Exercise directions - Below is a listing to write out in full, exactly as given, without its pictures.

Dataset excerpt -
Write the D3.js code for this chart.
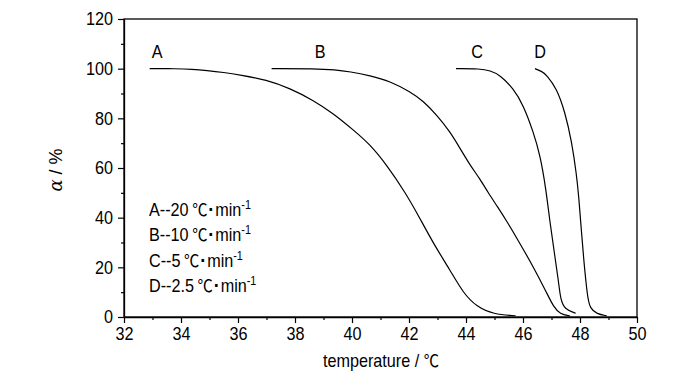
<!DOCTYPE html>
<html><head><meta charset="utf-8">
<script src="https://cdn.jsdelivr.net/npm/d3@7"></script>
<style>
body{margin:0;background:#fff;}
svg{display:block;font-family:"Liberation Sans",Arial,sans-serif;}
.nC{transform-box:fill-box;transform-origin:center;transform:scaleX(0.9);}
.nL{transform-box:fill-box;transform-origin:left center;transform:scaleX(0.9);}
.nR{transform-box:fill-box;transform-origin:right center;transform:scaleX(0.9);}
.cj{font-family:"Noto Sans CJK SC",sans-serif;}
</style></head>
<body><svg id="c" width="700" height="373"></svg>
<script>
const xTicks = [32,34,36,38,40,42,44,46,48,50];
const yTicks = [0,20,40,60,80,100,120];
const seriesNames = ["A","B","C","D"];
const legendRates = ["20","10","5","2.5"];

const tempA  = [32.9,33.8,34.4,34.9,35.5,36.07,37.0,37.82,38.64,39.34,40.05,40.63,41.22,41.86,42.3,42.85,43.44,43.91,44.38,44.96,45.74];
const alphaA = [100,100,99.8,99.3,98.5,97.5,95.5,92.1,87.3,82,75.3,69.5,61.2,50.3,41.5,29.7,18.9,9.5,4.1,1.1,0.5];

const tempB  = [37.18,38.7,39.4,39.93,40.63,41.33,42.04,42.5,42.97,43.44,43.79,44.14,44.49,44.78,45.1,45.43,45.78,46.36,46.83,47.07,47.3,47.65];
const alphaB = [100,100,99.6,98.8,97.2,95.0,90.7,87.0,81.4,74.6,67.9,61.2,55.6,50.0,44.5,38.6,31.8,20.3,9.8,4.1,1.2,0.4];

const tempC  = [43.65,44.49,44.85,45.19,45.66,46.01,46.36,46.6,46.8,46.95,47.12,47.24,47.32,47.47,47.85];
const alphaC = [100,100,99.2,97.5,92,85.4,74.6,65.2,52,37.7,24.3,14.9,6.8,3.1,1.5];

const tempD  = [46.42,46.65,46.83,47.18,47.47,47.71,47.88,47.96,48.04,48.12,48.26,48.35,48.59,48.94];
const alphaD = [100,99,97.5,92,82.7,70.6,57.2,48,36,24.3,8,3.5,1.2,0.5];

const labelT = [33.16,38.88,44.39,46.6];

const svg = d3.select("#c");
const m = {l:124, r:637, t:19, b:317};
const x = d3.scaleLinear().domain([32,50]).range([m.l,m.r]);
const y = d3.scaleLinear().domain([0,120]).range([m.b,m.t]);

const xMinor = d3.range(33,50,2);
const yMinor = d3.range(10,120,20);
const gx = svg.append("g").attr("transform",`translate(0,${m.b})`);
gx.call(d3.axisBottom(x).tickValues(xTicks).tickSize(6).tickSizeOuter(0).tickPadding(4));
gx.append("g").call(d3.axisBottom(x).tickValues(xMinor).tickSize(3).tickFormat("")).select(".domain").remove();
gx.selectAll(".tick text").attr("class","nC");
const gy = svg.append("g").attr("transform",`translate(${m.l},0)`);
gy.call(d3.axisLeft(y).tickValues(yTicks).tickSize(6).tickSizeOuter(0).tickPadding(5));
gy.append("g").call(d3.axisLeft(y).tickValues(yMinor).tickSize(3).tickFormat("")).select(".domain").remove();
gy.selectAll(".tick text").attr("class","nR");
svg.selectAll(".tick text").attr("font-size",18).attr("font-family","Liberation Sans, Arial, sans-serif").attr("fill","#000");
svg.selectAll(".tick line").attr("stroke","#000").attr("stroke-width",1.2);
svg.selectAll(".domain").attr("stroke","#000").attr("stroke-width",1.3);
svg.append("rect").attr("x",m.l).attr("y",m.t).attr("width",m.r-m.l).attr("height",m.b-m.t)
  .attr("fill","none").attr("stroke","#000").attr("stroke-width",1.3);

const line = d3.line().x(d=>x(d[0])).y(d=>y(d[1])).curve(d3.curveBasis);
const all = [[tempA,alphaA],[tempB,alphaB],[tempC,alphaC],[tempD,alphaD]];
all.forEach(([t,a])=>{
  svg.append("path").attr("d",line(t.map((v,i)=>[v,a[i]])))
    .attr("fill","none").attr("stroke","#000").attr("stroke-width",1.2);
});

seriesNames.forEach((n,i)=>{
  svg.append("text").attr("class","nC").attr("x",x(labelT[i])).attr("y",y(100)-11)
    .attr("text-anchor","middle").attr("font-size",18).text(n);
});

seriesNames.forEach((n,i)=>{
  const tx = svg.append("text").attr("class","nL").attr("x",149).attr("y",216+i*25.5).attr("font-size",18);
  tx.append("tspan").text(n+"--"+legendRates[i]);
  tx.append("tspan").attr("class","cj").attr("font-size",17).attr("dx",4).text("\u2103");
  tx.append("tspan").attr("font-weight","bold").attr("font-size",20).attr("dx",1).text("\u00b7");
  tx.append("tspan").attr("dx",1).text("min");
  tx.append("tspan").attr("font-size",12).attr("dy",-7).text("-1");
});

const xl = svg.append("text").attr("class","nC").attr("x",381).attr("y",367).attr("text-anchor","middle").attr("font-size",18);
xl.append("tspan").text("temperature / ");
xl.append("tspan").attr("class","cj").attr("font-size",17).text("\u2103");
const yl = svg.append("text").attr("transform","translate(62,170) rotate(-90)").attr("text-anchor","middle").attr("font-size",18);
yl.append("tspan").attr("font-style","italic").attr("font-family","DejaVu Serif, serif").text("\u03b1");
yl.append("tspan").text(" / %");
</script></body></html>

Exercise result -
Write the D3.js code for this chart.
<!DOCTYPE html>
<html><head><meta charset="utf-8">
<script src="https://cdn.jsdelivr.net/npm/d3@7"></script>
<style>
body{margin:0;background:#fff;}
svg{display:block;font-family:"Liberation Sans",Arial,sans-serif;}
.nC{transform-box:fill-box;transform-origin:center;transform:scaleX(0.9);}
.nL{transform-box:fill-box;transform-origin:left center;transform:scaleX(0.9);}
.nR{transform-box:fill-box;transform-origin:right center;transform:scaleX(0.9);}
.cj{font-family:"Noto Sans CJK SC",sans-serif;}
</style></head>
<body><svg id="c" width="700" height="373"></svg>
<script>
const xTicks = [32,34,36,38,40,42,44,46,48,50];
const yTicks = [0,20,40,60,80,100,120];
const seriesNames = ["A","B","C","D"];
const legendRates = ["20","10","5","2.5"];

const tempA  = [32.9,33.8,34.4,34.9,35.5,36.07,37.0,37.82,38.64,39.34,40.05,40.63,41.22,41.86,42.3,42.85,43.44,43.91,44.38,44.96,45.74];
const alphaA = [100,100,99.8,99.3,98.5,97.5,95.5,92.1,87.3,82,75.3,69.5,61.2,50.3,41.5,29.7,18.9,9.5,4.1,1.1,0.5];

const tempB  = [37.18,38.7,39.4,39.93,40.63,41.33,42.04,42.5,42.97,43.44,43.79,44.14,44.49,44.78,45.1,45.43,45.78,46.36,46.83,47.07,47.3,47.65];
const alphaB = [100,100,99.6,98.8,97.2,95.0,90.7,87.0,81.4,74.6,67.9,61.2,55.6,50.0,44.5,38.6,31.8,20.3,9.8,4.1,1.2,0.4];

const tempC  = [43.65,44.49,44.85,45.19,45.66,46.01,46.36,46.6,46.8,46.95,47.12,47.24,47.32,47.47,47.85];
const alphaC = [100,100,99.2,97.5,92,85.4,74.6,65.2,52,37.7,24.3,14.9,6.8,3.1,1.5];

const tempD  = [46.42,46.65,46.83,47.18,47.47,47.71,47.88,47.96,48.04,48.12,48.26,48.35,48.59,48.94];
const alphaD = [100,99,97.5,92,82.7,70.6,57.2,48,36,24.3,8,3.5,1.2,0.5];

const labelT = [33.16,38.88,44.39,46.6];

const svg = d3.select("#c");
const m = {l:124, r:637, t:19, b:317};
const x = d3.scaleLinear().domain([32,50]).range([m.l,m.r]);
const y = d3.scaleLinear().domain([0,120]).range([m.b,m.t]);

const xMinor = d3.range(33,50,2);
const yMinor = d3.range(10,120,20);
const gx = svg.append("g").attr("transform",`translate(0,${m.b})`);
gx.call(d3.axisBottom(x).tickValues(xTicks).tickSize(6).tickSizeOuter(0).tickPadding(4));
gx.append("g").call(d3.axisBottom(x).tickValues(xMinor).tickSize(3).tickFormat("")).select(".domain").remove();
gx.selectAll(".tick text").attr("class","nC");
const gy = svg.append("g").attr("transform",`translate(${m.l},0)`);
gy.call(d3.axisLeft(y).tickValues(yTicks).tickSize(6).tickSizeOuter(0).tickPadding(5));
gy.append("g").call(d3.axisLeft(y).tickValues(yMinor).tickSize(3).tickFormat("")).select(".domain").remove();
gy.selectAll(".tick text").attr("class","nR");
svg.selectAll(".tick text").attr("font-size",18).attr("font-family","Liberation Sans, Arial, sans-serif").attr("fill","#000");
svg.selectAll(".tick line").attr("stroke","#000").attr("stroke-width",1.2);
svg.selectAll(".domain").attr("stroke","#000").attr("stroke-width",1.3);
svg.append("rect").attr("x",m.l).attr("y",m.t).attr("width",m.r-m.l).attr("height",m.b-m.t)
  .attr("fill","none").attr("stroke","#000").attr("stroke-width",1.3);

const line = d3.line().x(d=>x(d[0])).y(d=>y(d[1])).curve(d3.curveBasis);
const all = [[tempA,alphaA],[tempB,alphaB],[tempC,alphaC],[tempD,alphaD]];
all.forEach(([t,a])=>{
  svg.append("path").attr("d",line(t.map((v,i)=>[v,a[i]])))
    .attr("fill","none").attr("stroke","#000").attr("stroke-width",1.2);
});

seriesNames.forEach((n,i)=>{
  svg.append("text").attr("class","nC").attr("x",x(labelT[i])).attr("y",y(100)-11)
    .attr("text-anchor","middle").attr("font-size",18).text(n);
});

seriesNames.forEach((n,i)=>{
  const tx = svg.append("text").attr("class","nL").attr("x",149).attr("y",216+i*25.5).attr("font-size",18);
  tx.append("tspan").text(n+"--"+legendRates[i]);
  tx.append("tspan").attr("class","cj").attr("font-size",17).attr("dx",4).text("\u2103");
  tx.append("tspan").attr("font-weight","bold").attr("font-size",20).attr("dx",1).text("\u00b7");
  tx.append("tspan").attr("dx",1).text("min");
  tx.append("tspan").attr("font-size",12).attr("dy",-7).text("-1");
});

const xl = svg.append("text").attr("class","nC").attr("x",381).attr("y",367).attr("text-anchor","middle").attr("font-size",18);
xl.append("tspan").text("temperature / ");
xl.append("tspan").attr("class","cj").attr("font-size",17).text("\u2103");
const yl = svg.append("text").attr("transform","translate(62,170) rotate(-90)").attr("text-anchor","middle").attr("font-size",18);
yl.append("tspan").attr("font-style","italic").attr("font-family","DejaVu Serif, serif").text("\u03b1");
yl.append("tspan").text(" / %");
</script></body></html>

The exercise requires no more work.